Task to complete: Exactly the lines between the line containing "Recreate this image" and the line containing "var ctx = document.getElementById('grafico').getContext('2d');", together with those two lines, are to be output.

(Records with drawing code)
----------------
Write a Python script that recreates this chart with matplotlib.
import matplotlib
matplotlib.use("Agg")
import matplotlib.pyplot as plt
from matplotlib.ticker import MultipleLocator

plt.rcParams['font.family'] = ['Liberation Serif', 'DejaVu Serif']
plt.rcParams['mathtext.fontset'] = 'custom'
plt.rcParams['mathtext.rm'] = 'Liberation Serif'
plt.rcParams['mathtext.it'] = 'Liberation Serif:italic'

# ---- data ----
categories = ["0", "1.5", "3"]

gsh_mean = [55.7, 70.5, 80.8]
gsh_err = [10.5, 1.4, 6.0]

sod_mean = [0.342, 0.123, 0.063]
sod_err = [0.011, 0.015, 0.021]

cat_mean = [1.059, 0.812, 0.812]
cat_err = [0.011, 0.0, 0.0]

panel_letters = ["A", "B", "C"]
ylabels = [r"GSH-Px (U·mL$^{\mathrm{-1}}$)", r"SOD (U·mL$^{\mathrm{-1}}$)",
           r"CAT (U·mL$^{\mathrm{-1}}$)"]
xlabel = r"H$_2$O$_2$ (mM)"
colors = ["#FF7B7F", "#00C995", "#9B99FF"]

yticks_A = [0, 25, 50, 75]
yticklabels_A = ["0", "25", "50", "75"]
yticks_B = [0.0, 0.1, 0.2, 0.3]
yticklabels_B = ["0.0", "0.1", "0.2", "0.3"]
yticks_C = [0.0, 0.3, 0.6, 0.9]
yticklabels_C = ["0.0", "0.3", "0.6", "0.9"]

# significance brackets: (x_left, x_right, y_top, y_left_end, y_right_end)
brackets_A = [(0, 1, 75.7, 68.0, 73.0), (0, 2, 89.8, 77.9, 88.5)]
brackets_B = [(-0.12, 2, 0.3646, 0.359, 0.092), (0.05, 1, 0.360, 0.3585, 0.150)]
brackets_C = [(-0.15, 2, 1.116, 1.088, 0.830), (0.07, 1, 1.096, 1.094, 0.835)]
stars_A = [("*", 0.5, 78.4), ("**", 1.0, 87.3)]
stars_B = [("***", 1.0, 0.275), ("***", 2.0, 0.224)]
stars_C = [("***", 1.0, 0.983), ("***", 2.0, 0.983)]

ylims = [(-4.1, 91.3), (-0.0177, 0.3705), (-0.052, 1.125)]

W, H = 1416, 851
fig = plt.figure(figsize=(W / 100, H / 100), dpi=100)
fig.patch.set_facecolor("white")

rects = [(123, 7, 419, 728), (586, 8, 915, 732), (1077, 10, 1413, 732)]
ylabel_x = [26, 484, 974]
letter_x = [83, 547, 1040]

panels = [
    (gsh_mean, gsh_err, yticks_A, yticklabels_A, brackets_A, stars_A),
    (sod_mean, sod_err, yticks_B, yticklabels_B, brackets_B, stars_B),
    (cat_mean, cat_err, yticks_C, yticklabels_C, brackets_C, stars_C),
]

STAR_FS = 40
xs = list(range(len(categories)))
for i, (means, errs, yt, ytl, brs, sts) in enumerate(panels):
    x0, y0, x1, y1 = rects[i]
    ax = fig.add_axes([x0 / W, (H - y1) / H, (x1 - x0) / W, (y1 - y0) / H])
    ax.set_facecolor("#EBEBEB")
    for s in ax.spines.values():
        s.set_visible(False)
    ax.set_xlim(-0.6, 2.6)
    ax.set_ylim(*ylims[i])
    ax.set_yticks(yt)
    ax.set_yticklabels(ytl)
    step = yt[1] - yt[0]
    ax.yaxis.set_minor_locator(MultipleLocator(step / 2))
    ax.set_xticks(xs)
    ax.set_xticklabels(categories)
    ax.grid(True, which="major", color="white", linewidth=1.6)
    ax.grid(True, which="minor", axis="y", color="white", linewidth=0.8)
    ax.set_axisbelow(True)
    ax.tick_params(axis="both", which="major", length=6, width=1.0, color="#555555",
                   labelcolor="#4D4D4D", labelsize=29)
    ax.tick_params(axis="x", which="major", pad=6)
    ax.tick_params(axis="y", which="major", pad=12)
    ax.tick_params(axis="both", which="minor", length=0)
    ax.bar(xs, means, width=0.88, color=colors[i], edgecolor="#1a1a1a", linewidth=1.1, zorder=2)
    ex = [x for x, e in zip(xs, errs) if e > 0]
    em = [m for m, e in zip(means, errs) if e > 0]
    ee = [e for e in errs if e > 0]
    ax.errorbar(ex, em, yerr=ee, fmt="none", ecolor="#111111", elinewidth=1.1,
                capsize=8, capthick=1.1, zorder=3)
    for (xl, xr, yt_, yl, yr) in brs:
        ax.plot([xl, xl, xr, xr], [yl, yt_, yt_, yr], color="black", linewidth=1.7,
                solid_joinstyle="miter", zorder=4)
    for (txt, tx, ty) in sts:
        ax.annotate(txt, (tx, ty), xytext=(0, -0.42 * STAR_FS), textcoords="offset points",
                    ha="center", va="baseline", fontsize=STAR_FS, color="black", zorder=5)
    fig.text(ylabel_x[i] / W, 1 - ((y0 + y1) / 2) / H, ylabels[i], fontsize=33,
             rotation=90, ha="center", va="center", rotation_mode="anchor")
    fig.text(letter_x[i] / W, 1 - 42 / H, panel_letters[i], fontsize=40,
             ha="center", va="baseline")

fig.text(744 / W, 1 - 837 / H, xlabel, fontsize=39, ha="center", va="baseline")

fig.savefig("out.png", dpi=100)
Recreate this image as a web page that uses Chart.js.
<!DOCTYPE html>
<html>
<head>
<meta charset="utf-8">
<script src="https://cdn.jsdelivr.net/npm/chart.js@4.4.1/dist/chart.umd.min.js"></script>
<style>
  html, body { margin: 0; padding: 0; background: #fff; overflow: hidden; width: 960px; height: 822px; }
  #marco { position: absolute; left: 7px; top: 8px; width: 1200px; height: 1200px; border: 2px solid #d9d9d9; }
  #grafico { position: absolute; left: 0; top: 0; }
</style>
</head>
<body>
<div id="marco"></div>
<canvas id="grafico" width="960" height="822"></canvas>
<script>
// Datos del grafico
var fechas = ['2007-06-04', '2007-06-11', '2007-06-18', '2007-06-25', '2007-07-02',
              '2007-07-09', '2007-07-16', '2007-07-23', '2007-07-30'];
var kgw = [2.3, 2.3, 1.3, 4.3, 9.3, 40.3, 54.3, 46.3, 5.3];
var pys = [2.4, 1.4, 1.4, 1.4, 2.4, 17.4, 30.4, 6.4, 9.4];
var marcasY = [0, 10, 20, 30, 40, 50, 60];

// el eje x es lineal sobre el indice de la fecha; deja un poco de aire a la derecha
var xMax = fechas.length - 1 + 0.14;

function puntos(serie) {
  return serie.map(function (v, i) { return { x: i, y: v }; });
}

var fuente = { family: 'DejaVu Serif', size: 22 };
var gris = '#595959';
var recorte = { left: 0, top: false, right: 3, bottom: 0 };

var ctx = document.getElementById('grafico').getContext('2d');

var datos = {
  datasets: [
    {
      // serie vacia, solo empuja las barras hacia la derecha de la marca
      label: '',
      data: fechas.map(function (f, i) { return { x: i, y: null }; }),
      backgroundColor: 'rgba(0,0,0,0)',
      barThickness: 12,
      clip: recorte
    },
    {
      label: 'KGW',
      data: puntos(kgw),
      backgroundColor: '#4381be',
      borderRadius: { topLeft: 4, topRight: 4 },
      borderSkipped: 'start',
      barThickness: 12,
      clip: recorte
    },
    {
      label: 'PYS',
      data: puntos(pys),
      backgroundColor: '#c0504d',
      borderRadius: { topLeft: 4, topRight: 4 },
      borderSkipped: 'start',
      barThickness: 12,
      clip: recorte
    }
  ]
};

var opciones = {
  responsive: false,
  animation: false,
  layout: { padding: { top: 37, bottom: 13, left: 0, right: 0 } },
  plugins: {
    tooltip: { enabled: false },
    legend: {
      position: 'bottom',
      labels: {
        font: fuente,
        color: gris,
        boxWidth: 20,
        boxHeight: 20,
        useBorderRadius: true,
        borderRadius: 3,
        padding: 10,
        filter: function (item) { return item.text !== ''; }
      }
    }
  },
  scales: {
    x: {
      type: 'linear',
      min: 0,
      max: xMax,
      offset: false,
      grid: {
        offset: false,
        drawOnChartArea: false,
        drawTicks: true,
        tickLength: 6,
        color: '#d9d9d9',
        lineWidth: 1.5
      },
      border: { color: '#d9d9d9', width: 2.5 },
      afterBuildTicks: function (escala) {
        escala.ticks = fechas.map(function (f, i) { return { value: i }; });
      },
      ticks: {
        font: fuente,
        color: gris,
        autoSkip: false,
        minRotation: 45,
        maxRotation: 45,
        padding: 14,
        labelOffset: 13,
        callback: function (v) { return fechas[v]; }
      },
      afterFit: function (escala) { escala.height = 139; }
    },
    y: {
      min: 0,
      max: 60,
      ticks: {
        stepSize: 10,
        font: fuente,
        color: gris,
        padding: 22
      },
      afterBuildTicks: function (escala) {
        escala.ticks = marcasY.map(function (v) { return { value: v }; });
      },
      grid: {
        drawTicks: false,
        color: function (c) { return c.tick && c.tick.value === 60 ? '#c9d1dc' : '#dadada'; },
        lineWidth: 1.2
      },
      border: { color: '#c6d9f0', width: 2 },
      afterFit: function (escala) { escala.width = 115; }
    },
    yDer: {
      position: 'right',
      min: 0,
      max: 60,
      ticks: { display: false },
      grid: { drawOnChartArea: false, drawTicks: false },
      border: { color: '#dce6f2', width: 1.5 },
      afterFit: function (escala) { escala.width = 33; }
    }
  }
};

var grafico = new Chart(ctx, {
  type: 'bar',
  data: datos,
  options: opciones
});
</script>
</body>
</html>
----------------
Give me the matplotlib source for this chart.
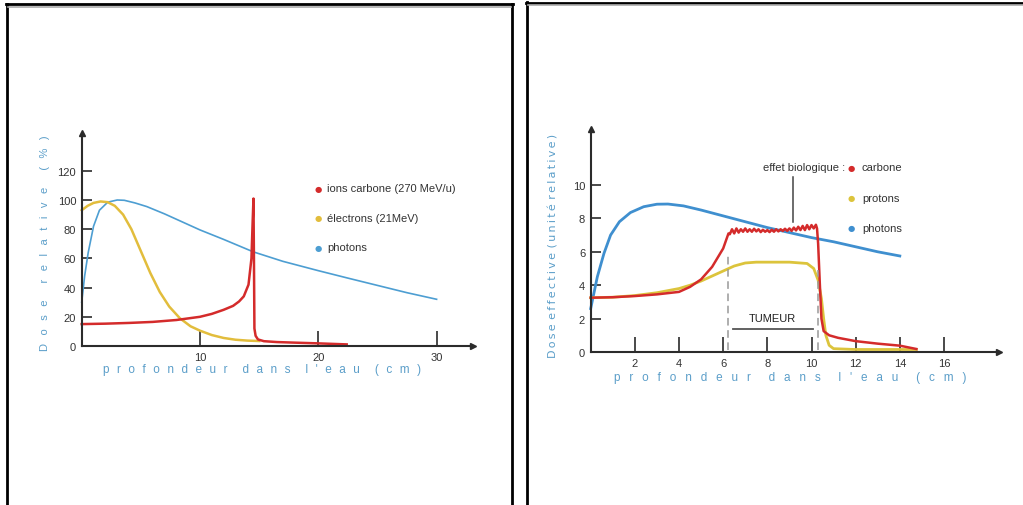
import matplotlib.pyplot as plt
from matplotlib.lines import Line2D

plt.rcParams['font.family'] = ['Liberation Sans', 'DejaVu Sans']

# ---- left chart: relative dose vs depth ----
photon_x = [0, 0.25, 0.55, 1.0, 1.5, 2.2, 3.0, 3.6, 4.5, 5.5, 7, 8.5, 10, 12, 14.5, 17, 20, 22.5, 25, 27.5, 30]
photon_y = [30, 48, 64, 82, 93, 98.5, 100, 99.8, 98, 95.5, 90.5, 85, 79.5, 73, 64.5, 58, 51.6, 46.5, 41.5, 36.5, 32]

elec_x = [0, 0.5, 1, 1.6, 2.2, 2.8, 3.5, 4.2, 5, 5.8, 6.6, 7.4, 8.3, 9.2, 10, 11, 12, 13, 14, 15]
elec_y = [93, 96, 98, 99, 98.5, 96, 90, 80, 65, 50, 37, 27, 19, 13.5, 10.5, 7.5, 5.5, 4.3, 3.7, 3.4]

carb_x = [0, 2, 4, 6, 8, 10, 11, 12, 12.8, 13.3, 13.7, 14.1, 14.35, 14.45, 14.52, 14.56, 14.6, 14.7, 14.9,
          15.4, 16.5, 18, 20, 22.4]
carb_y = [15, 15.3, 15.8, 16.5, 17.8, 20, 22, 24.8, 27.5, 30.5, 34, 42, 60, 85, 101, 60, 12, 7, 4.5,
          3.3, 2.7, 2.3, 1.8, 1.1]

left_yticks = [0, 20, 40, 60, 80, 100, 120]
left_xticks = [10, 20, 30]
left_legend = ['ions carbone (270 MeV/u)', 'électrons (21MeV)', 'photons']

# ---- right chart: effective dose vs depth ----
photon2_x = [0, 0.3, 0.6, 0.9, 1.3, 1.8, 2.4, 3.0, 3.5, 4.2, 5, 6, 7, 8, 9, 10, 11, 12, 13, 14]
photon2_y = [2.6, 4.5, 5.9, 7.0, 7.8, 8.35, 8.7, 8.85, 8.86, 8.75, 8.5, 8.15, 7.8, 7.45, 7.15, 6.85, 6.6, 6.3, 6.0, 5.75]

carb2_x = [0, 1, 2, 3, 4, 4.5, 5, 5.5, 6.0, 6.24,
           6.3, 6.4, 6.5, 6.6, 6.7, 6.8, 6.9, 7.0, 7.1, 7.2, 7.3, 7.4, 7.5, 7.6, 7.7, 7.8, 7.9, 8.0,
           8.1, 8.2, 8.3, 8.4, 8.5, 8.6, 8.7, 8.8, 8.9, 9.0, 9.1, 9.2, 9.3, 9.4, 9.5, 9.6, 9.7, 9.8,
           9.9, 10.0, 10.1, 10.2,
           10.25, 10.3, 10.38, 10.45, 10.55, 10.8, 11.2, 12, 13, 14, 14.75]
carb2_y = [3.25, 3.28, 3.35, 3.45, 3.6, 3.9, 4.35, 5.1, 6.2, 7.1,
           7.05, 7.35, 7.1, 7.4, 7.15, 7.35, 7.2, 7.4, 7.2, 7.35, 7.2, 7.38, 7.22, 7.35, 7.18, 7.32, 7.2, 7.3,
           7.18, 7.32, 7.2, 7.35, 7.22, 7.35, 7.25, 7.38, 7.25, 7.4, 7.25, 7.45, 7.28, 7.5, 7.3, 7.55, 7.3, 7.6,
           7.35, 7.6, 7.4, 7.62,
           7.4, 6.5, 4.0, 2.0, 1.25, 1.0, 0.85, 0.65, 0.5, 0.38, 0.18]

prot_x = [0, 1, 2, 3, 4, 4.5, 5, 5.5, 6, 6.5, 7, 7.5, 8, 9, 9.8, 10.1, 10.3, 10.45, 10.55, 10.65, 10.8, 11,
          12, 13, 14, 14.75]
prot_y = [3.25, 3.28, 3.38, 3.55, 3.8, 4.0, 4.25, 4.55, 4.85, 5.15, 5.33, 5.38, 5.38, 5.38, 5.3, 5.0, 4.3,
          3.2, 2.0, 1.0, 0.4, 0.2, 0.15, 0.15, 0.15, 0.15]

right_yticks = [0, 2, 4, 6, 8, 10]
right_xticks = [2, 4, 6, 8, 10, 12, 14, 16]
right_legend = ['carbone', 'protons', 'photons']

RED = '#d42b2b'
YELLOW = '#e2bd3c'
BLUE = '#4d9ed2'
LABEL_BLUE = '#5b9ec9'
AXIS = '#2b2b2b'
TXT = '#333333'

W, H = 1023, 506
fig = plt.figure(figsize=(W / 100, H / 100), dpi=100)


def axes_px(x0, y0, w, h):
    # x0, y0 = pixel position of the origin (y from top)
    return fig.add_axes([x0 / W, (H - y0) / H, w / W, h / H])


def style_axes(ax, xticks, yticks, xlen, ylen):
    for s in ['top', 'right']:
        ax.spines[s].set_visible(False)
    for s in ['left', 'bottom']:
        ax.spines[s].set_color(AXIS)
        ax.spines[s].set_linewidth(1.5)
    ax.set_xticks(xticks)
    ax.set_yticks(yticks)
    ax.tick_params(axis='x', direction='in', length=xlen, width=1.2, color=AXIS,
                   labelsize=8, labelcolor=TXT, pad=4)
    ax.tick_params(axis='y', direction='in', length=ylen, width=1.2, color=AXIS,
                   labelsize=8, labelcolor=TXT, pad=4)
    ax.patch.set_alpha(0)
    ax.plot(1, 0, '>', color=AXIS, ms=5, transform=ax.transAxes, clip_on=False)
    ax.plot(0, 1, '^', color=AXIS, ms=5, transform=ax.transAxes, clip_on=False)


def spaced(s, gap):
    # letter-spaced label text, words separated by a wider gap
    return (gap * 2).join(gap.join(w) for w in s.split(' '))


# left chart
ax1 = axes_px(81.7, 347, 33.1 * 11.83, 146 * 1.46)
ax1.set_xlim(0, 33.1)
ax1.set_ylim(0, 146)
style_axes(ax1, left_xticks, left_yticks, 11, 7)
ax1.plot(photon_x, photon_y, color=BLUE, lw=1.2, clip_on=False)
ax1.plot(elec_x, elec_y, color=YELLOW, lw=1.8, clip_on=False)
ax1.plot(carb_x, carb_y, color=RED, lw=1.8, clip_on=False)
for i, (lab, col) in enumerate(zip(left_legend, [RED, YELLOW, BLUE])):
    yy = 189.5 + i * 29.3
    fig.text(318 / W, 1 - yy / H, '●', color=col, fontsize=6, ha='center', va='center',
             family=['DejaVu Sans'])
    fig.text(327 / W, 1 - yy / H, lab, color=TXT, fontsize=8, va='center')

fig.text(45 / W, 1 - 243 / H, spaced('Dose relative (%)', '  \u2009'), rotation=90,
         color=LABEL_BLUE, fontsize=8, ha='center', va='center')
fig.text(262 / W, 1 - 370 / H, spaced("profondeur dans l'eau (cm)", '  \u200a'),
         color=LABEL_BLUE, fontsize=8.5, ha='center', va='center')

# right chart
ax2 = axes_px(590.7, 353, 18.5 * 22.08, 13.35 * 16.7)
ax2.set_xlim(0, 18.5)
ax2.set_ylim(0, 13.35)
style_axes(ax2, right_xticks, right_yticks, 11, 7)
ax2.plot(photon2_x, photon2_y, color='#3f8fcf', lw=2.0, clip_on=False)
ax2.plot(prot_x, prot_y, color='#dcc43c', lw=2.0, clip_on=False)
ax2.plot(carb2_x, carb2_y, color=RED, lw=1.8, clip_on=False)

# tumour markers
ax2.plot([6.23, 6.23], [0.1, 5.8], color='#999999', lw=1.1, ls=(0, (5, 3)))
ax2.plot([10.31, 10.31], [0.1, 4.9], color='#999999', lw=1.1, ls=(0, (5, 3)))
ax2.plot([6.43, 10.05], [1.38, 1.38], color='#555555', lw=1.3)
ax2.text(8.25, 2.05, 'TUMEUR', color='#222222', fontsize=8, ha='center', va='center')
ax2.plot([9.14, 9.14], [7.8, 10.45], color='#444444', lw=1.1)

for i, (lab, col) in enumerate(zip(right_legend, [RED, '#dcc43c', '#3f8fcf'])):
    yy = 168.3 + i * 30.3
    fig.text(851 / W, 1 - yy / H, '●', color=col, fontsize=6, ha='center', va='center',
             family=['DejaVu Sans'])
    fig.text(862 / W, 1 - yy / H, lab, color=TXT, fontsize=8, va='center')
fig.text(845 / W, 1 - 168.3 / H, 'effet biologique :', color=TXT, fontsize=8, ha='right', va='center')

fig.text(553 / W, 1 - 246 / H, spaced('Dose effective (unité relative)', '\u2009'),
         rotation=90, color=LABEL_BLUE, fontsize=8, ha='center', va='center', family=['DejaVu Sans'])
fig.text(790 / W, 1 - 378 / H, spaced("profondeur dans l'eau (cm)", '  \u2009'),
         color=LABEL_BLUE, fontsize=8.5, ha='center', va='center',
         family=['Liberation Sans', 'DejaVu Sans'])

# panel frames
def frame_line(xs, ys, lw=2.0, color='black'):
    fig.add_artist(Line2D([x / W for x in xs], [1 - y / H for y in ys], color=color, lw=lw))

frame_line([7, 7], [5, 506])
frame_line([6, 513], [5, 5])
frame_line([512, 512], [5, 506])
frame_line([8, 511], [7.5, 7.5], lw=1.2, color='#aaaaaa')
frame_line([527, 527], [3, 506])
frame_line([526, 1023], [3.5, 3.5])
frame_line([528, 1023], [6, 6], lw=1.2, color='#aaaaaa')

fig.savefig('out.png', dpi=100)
----------------
Answer to this exercise:
Recreate this image as a web page that uses Chart.js.
<!DOCTYPE html>
<html>
<head>
<meta charset="utf-8">
<script src="https://cdn.jsdelivr.net/npm/chart.js@4.4.1/dist/chart.umd.min.js"></script>
<style>
  html, body { margin: 0; padding: 0; background: #fff; overflow: hidden; width: 960px; height: 822px; }
  #marco { position: absolute; left: 7px; top: 8px; width: 1200px; height: 1200px; border: 2px solid #d9d9d9; }
  #grafico { position: absolute; left: 0; top: 0; }
</style>
</head>
<body>
<div id="marco"></div>
<canvas id="grafico" width="960" height="822"></canvas>
<script>
// Datos del grafico
var fechas = ['2007-06-04', '2007-06-11', '2007-06-18', '2007-06-25', '2007-07-02',
              '2007-07-09', '2007-07-16', '2007-07-23', '2007-07-30'];
var kgw = [2.3, 2.3, 1.3, 4.3, 9.3, 40.3, 54.3, 46.3, 5.3];
var pys = [2.4, 1.4, 1.4, 1.4, 2.4, 17.4, 30.4, 6.4, 9.4];
var marcasY = [0, 10, 20, 30, 40, 50, 60];

// el eje x es lineal sobre el indice de la fecha; deja un poco de aire a la derecha
var xMax = fechas.length - 1 + 0.14;

function puntos(serie) {
  return serie.map(function (v, i) { return { x: i, y: v }; });
}

var fuente = { family: 'DejaVu Serif', size: 22 };
var gris = '#595959';
var recorte = { left: 0, top: false, right: 3, bottom: 0 };

var ctx = document.getElementById('grafico').getContext('2d');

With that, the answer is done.